That's why back in the 80's when Light Machines designed the ProLight 2000 they 
used an Animatics servo control box equipped to run 3 or four axes. All the 
smarts are in the mill. All that's needed to just mill stuff is a steady stream 
of incoming G-Code and ACK back and forth so the thing will stop should 
whatever is streaming G-Code to it fail. I'm pretty certain the mill controller 
can handle stopping itself when endstop switches are hit. Those signals are 
sent to the computer so the software will stop. 
With that setup anything that can run a DOS program and have an absolute total 
lock on an RS232 port can operate a PLM2000. It also means nobody has bothered 
to produce any alternative software for the machines in ~30 years. Know how 
much of a PITA it is to find a working PC type computer capable of having EMS 
memory setup on it? Yup. The ProLight DOS software is so old it predates XMS 
memory.
I do have a ton of technical info, software etc for the Animatics controller. 
Got it from a guy at Moog-Animatics who stayed after their merger and still had 
an old backup drive. With that I'd think it should be fairly simple to add 
support to LCNC to at least have the same functionality as the DOS software. 
Just monitor the feedback from switches, estop, over-torque etrc, and push the 
G-code at it, while having a nicer UI and no problems with running out of 
conventional DOS memory or having to find an old box capable of EMS in order to 
handle large G-code files.
I've run mine off an old laptop booted off a USB floppy drive. It works but the 
memory space is so chopped up on laptops (and desktops with all the motherboard 
integrated peripherals) that there's no contiguous 64 kilobyte region of the 
Upper Memory Area (above 640K to 1024K) free for the page frame.
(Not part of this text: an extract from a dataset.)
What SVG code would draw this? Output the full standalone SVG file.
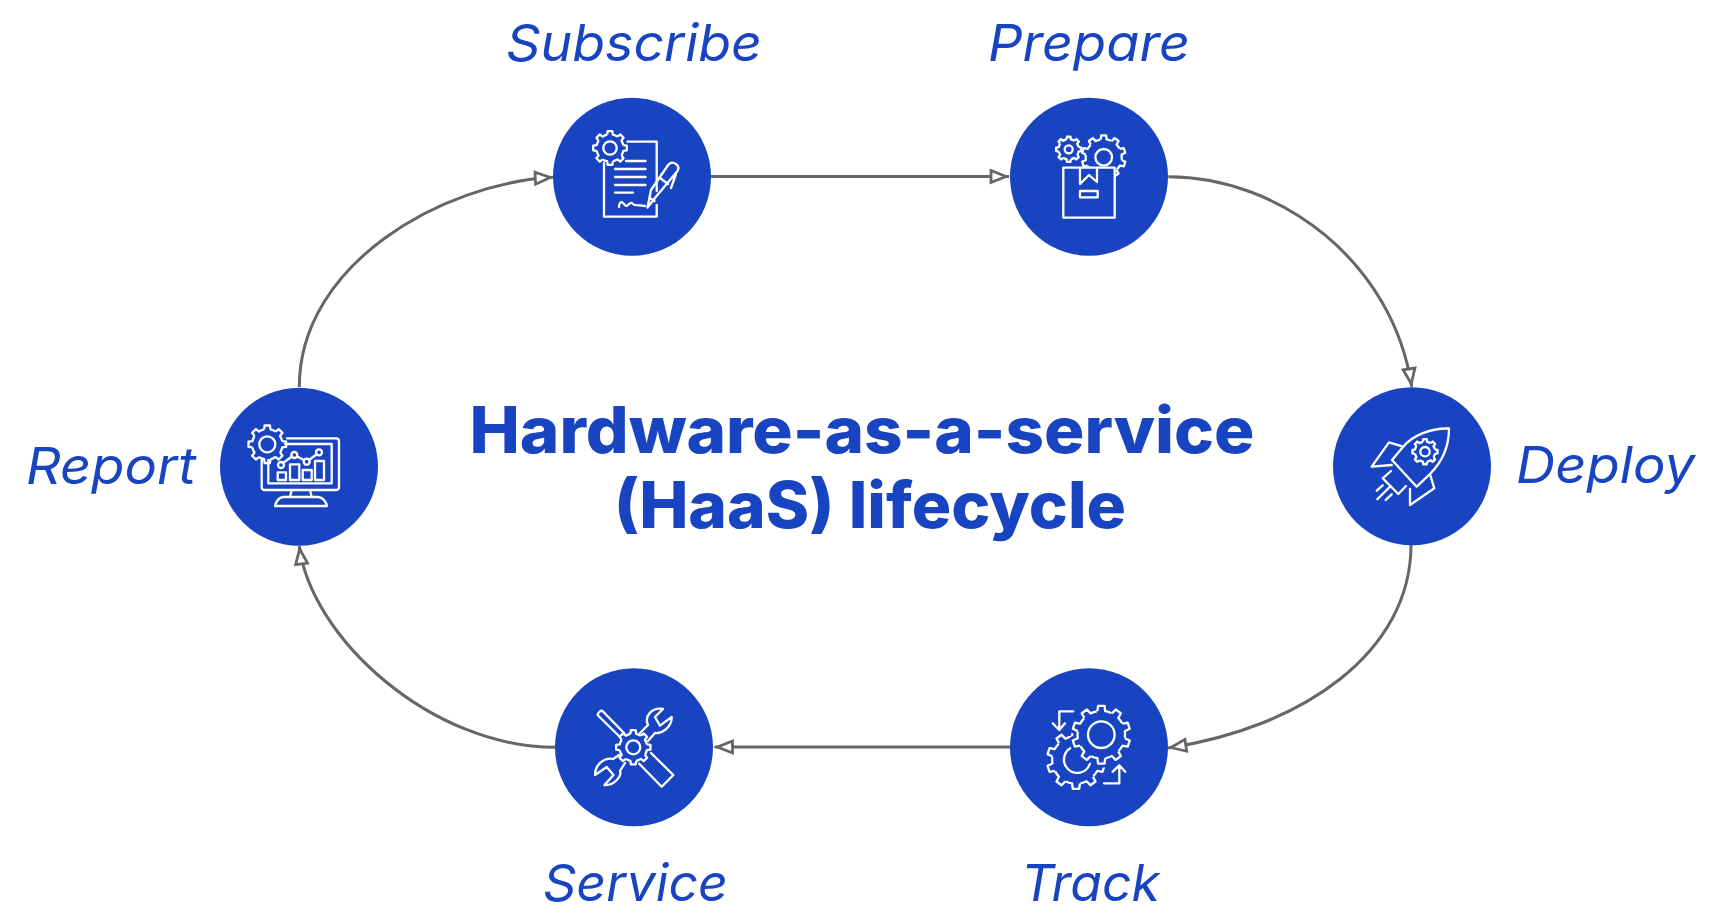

There are some 
EMS implementations that can dynamically remap several sub-64K UMA into one 
virtual window, but there's still a minimum chunk size and it sure seems that 
PC manufacturers of the late 90's and up have gone to great effort to ensure 
the UMA of their products is so chunked up and fragmented there's just no way 
to do EMS.
An LCNC for motion controllers and drip-feed, stripped down of fancy internal 
functions (for example, the old controller can't do thread milling so there's 
no need for the control software to be able to do the math for that), would be 
a very welcome thing with vintage CNC. My big knee mill from 1990 (that I still 
haven't been able to get around to finishing the refit) originally had Anilam 
Crusader 2. The setup had a serial port, which I assume with a rudimentary DOS 
program a PC could have fed it a large stream of commands the Anilam system 
understood, of far greater length than could be stored on its little tape drive.

What would be more complex is doing thread milling on a mill that has no built 
in code to do such a thing. The control software would need to have a total 
list of all the mill's capabilities then would have to be able to translate 
from the interpolations for thread milling to a series of commands the mill 
does know in order to emulate the function, or it would have to spew forth a 
massive list of step by step XYZ moves, if the old machine can be commanded 
that way.

    On Wednesday, February 12, 2020, 4:47:52 AM MST, Les Newell 
<les.new...@fastmail.co.uk> wrote: <clip>
If you just want to run a basic desktop router on the cheap get an 
Arduino and chuck GRBL on it. You now have an external board running a 
motion controller with the PC just feeding it g-code. It's as close to 
your 'printer' concept as you're going to get. You can even run it 
completely standalone off a SD card. Of course there is no way GRBL can 
handle a bigger more complex machine.